- [Problem to work on]: Each line from the start of the records through the line containing "xmin, xmax, ymin, ymax" is to be transcribed exactly, and no other line is to be included.

[Plotting code records]

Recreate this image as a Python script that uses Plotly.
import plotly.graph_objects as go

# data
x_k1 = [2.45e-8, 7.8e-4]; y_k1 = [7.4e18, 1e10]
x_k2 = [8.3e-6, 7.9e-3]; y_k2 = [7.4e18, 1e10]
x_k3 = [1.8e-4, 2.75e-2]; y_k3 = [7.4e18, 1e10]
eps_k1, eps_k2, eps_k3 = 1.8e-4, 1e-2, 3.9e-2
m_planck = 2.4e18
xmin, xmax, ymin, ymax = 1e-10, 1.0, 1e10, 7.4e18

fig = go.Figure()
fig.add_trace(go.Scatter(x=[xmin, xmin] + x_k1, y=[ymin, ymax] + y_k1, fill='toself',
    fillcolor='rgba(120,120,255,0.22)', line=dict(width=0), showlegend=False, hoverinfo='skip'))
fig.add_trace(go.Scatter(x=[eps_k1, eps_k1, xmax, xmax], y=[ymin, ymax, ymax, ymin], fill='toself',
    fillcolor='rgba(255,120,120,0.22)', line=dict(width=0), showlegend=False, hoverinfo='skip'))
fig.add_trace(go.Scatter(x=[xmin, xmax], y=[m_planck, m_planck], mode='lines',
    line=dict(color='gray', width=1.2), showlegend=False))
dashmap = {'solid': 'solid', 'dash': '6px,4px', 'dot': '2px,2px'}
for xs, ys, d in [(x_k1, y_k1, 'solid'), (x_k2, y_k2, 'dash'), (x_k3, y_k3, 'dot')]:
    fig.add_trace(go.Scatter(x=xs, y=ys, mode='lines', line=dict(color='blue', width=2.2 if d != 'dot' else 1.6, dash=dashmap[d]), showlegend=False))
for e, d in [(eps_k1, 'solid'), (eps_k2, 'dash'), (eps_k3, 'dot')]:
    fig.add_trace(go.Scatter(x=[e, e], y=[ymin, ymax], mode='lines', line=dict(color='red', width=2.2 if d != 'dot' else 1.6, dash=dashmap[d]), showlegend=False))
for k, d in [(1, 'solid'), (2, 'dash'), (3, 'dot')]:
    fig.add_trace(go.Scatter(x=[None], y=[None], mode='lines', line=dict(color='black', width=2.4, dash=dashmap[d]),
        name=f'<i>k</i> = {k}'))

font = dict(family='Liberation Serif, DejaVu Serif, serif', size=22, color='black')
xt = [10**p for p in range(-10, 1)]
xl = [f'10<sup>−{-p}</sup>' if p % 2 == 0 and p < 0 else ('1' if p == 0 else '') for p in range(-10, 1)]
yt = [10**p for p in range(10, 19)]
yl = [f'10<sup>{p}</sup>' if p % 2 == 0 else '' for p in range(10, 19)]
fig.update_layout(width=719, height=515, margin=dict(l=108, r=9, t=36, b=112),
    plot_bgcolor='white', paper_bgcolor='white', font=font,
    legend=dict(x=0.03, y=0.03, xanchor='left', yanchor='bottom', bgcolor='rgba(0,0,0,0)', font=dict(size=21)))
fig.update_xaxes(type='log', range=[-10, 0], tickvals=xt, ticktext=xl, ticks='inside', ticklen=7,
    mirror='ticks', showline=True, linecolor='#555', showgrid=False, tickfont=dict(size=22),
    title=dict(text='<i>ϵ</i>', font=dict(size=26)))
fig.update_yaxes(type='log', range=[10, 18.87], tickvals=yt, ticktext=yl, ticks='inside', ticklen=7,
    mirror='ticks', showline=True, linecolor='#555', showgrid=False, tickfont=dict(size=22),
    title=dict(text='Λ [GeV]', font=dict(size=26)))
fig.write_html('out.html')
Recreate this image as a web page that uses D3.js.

- [Correct answer]:
Recreate this image as a Python script that uses Plotly.
import plotly.graph_objects as go

# data
x_k1 = [2.45e-8, 7.8e-4]; y_k1 = [7.4e18, 1e10]
x_k2 = [8.3e-6, 7.9e-3]; y_k2 = [7.4e18, 1e10]
x_k3 = [1.8e-4, 2.75e-2]; y_k3 = [7.4e18, 1e10]
eps_k1, eps_k2, eps_k3 = 1.8e-4, 1e-2, 3.9e-2
m_planck = 2.4e18
xmin, xmax, ymin, ymax = 1e-10, 1.0, 1e10, 7.4e18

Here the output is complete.